Categories: uncategorized
Date: 31 January 2006 10:05:18
God is love (1 John 4:16), the title of Pope Benedict XVI's first Encyclical.
I don't think I've ever read an Encyclical before. I can't say if I've even ever had a desire to read one. But the title grabbed me and I thought I'd give it a read.
I am glad I did. Such wise words on "the love which God lavishes upon us and which we in turn must share with others." And practical. Oh so practical. Which is what I need. I constantly need to hear this message, and thanks be to God that He has enabled me to hear it again. Our sub-deacon is very big on practical love for one's neighbours, and I never tire of being challenged by him in sermons and Bible studies. And now Pope Benedict has challenged me.
Pope Benedict begins with several pages defining "love" and detailing the love "God mysteriously and gratuitously offers", culminating in Jesus Christ -- Love Incarnate -- and love of our neighbour. Part II details "Love ... the service that the Church carries out in order to attend constantly to man's sufferings and his needs, including material needs." The conclusion provides us to examples of those who exercised charity, from Martin of Tours to Anthony the Great to Mary, the Mother of God, and many others.
There are a number of wonderful phrases and sentences that stick in my mind. Here are several:
When Jesus speaks in his parables of the shepherd who goes after the lost sheep, of the woman who looks for the lost coin, of the father who goes to meet and embrace his prodigal son, these are no mere words: they constitute an explanation of his very being and activity. His death on the Cross is the culmination of that turning of God against himself in which he gives himself in order to raise man up and save him. This is love in its most radical form.In the Church's Liturgy, in her prayer, in the living community of believers, we experience the love of God, we perceive his presence and we thus learn to recognize that presence in our daily lives. He has loved us first and he continues to do so; we too, then, can respond with love. God does not demand of us a feeling which we ourselves are incapable of producing. He loves us, he makes us see and experience his love, and since he has loved us first, love can also blossom as a response within us.

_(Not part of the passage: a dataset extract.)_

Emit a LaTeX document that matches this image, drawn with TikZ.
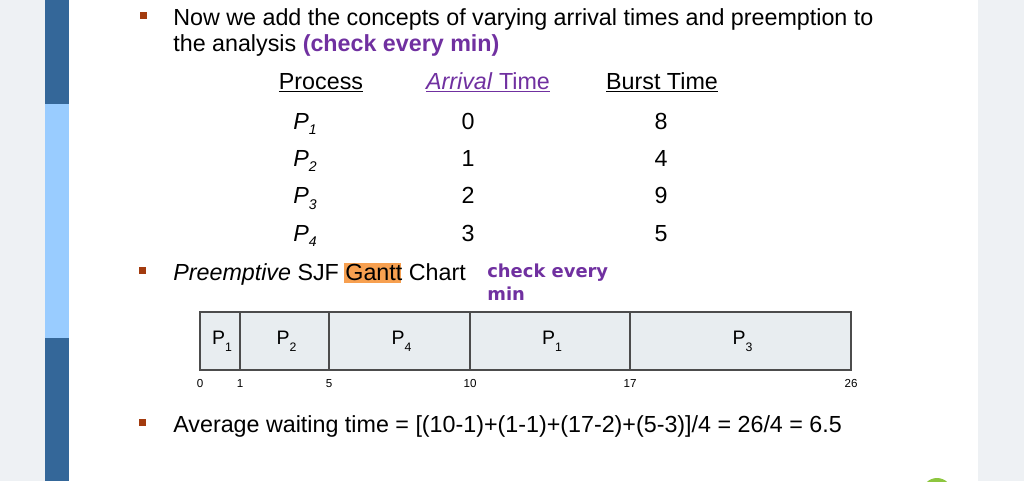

Seeing with the eyes of Christ, I can give to others much more than their outward necessities; I can give them the look of love which they crave. .... If I have no contact whatsoever with God in my life, then I cannot see in the other anything more than the other, and I am incapable of seeing in him the image of God. But if in my life I fail completely to heed others, solely out of a desire to be devout and to perform my religious duties, then my relationship with God will also grow arid. It becomes merely proper, but loveless. Only my readiness to encounter my neighbour and to show him love makes me sensitive to God as well. Only if I serve my neighbour can my eyes be opened to what God does for me and how much he loves me.
Following the example given in the parable of the Good Samaritan, Christian charity is first of all the simple response to immediate needs and specific situations: feeding the hungry, clothing the naked, caring for and healing the sick, visiting those in prison, etc.
Those who practise charity in the Church's name will never seek to impose the Church's faith upon others. They realize that a pure and generous love is the best witness to the God in whom we believe and by whom we are driven to love. A Christian knows when it is time to speak of God and when it is better to say nothing and to let love alone speak. He knows that God is love (cf. 1 Jn 4:8) and that God's presence is felt at the very time when the only thing we do is to love.
Thanks be to God for this message, so desperately needed in our world at this time when we can all too easily lose sight of our union with God and, so often forgotten, our union and communion with our fellow humans: who are, like us, made in the image of God.